Vladimir Malakhov (born 7 January 1968, Kryvyi Rih, Soviet Ukraine) is a Ukrainian ballet dancer who was the artistic director of the Staatsballett Berlin (Berlin State Ballet) from its founding in 2004 until 2014. He is a former principal dancer with American Ballet Theatre and Vienna State Opera Ballet.

== Career ==

Malakhov began his dance training at the age of four at a small ballet school in his hometown and remained there until continuing his training at the school of the Bolshoi Ballet in Moscow.

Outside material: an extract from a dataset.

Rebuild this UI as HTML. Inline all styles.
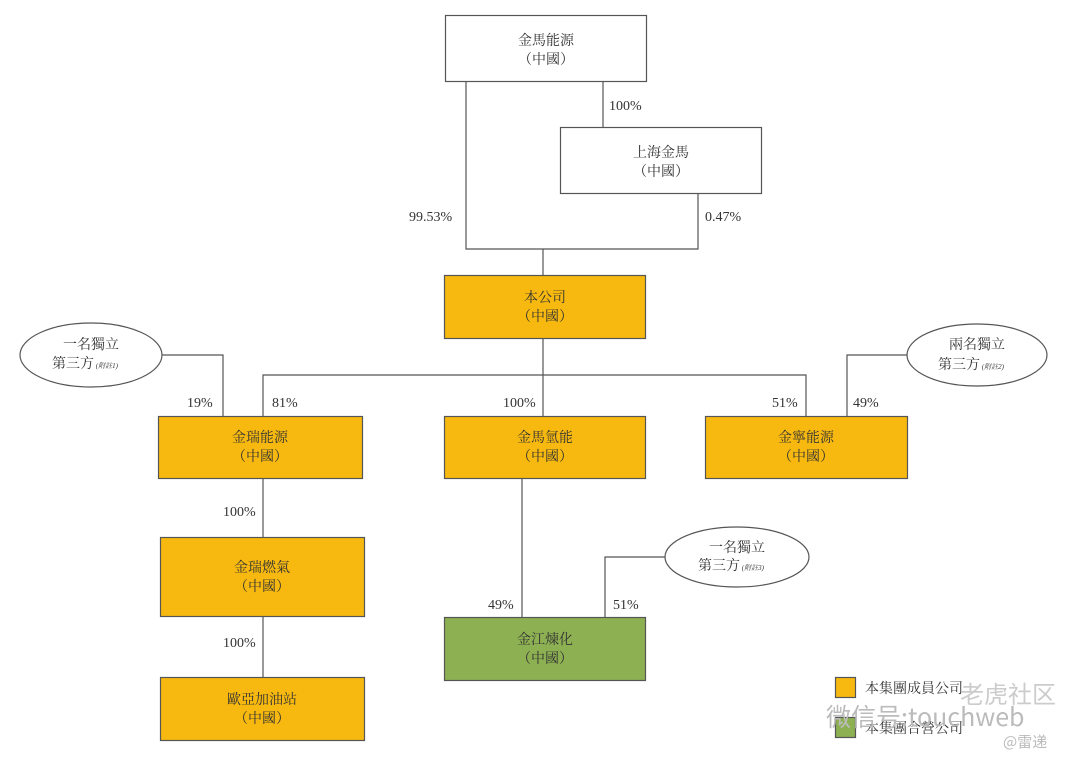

From age ten on, he was under the tutelage of Peter Pestov and upon graduation from Moscow State Academy of Choreography in 1986 joined the Moscow Classical Ballet as that company's youngest principal dancer.

In 1992, Malakhov joined the Vienna State Opera Ballet as a principal artist, and then the National Ballet of Canada in 1994. In the spring of 1995 he had his debut with the American Ballet Theatre at the Metropolitan Opera House in New York City. Since that time, he has remained a principal dancer with ABT and has continued to dance principal roles in Vienna as well as with the Stuttgart Ballet.

He appeared as a guest in Berlin where he has recently become artistic director. His repertoire encompasses a wide range of styles from classical ballets to the works of today's contemporary choreographers.

Along with performing at the world’s major dance venues, Malakhov has staged La Bayadere for Vienna State Ballet in 1999, Cinderella in 2004 and The Sleeping Beauty in 2005 for Staatsballett Berlin. In 2010, he choreographed La Péri for Staatsballett Berlin.

He has won awards in his field from competitions in Varna, Moscow and Paris. Japan's Dance Magazine named him the "best male dancer in the world" from 1992 to 1994.

==Roles performed==
Adam in Creation of the World, Basil and Gamache in Don Quixote, a leading role in Natalie, Romeo and Mercutio in Romeo and Juliet, Prince Siegfried, von Rothbart (at the ABT), Benno, and the Venetian Dance in Swan Lake, Albrecht in Giselle, Lensky in Eugene Onegin, Suite en Blanc, Oberon in A Midsummer Night's Dream, Prince Désiré in The Sleeping Beauty, both the Prince and the Snow King in The Nutcracker, La fille mal gardée, Des Grieux in Manon, Solor in La Bayadère, Fokine's Les Sylphides, Balanchine's Theme and Variations, Kasyan Goleizovsky's Narcissus, Armand in Neumeier's Lady of the Camellias, the title role in Bigonzetti's Caravaggio, and assorted classical pas de deux.

==Awards==
- 1986: Varna International Ballet Competition (Grand Prize, junior level)
- 1989: Moscow International Ballet Competition (Gold Medal and Serge Lifar Prize)
- 1990: USA International Ballet Competition (Bronze Medal, senior level)
- 1996: Premia Positano di Danza, Italy
- 1992–94: Named "Best Male Dancer in the World" for three consecutive years by Japan's Dance Magazine
- 1998: Prix Benois de la Danse
- 2002: Vaclav Nijinsky Prize, Monaco, Monaco dance Forum

==Television and film==

Malakhov has been the subject of films and broadcasts such as Bravo Malakhov by Russian Television; Narcisse, the Dancer Malakhov by the European Cultural Network; The True Prince by Canadian Broadcasting Corporation; and Born to Be Wild – The Leading Men of American Ballet Theatre by PBS.

==Other work==
In 2015, Malakhov joined the Tokyo Ballet as an artistic advisor. In 2022 Malakhov has started a three-year tenure as Professor at the Beijing Ballet Academy.